I have almost continuous memories of my mom making lasagna, or feel I do, because I loved it and enjoyed it so much—all the leftover noodles, the extra cheese I ate with them. But in truth, it was a dish she couldn’t have made above two or three times a year. For one, it was labor intensive, and there were four kids at home, she babysat neighbor kids, and by the time I was 15 she was back working full time (as a bookstore manager); next, it was expensive (with all her specific cheeses and special sauce—a secret), growing in size from a square Pyrex pan to a large rectangular one; and because we all loved it, there was almost none left over, and leftovers were always the Saturday night meal. So in actuality, in my 18 years under that roof, I had at most 40 large servings of lasagna. Is that enough? Never.

When I was home at Christmas, working from there for one week and on vacation for two, my mom spent a lot of time going through her recipe folder. She made her perfect macaroni and cheese for me—another agonizing effort, but she was determined. She showed me where all the important recipes were. (She also showed me where all the important sentimental things were in her dresser.) These things have to be done if we are to keep any family traditions going; I’m the only one who is interested, really, but that is only because I am the one preparing for the end.

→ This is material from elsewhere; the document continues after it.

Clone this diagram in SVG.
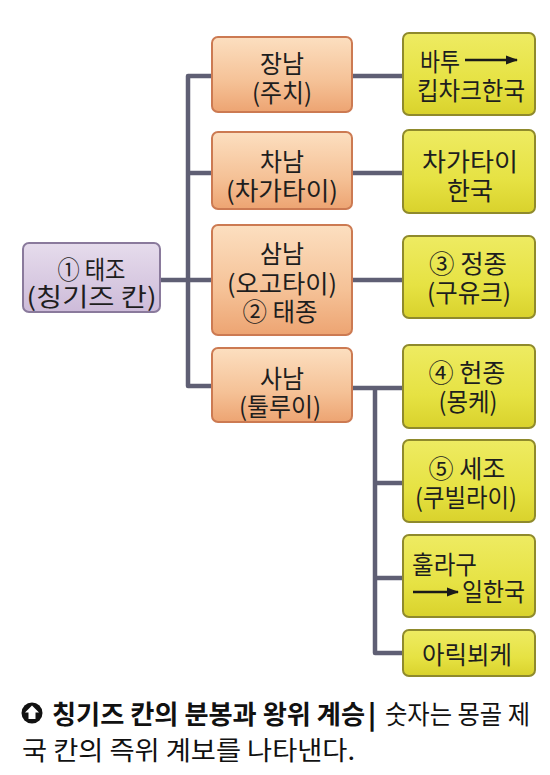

In time, my younger brothers will care, too. For now, I’m the keeper of the recipes.

No one’s memory is perfect—I’d never pretend it was. But there is a decline that is sad and scary to see: one more was my mom holding a worn, torn potholder she wouldn’t let me throw out, saying, “My mother made this.” I looked at my brother Jeff. Idiotically, I said, “No, Mom, she didn’t make that one; I have the ones she made at my house.” She stared at the generic blue potholder again. “No,” she insisted, “my mother made this.” And she gripped it so tight it brought tears to my eyes, but only later when I recalled it, because I realized, My mom needed to touch her mom again, even if she’s spent most of her life saying she hated her; they are so close to meeting again, you see; amends need to be made, memories held.

Still life with potholder and my grandma, ca. 1945. Photo by LO’H

What am I on about? Life ends in old age if we are lucky. See it for what it is. We remember what we need to remember, okay? And we can tell our own stories, thanks, and we don’t need anyone correcting us. Watch, listen. And just say, “Oh.”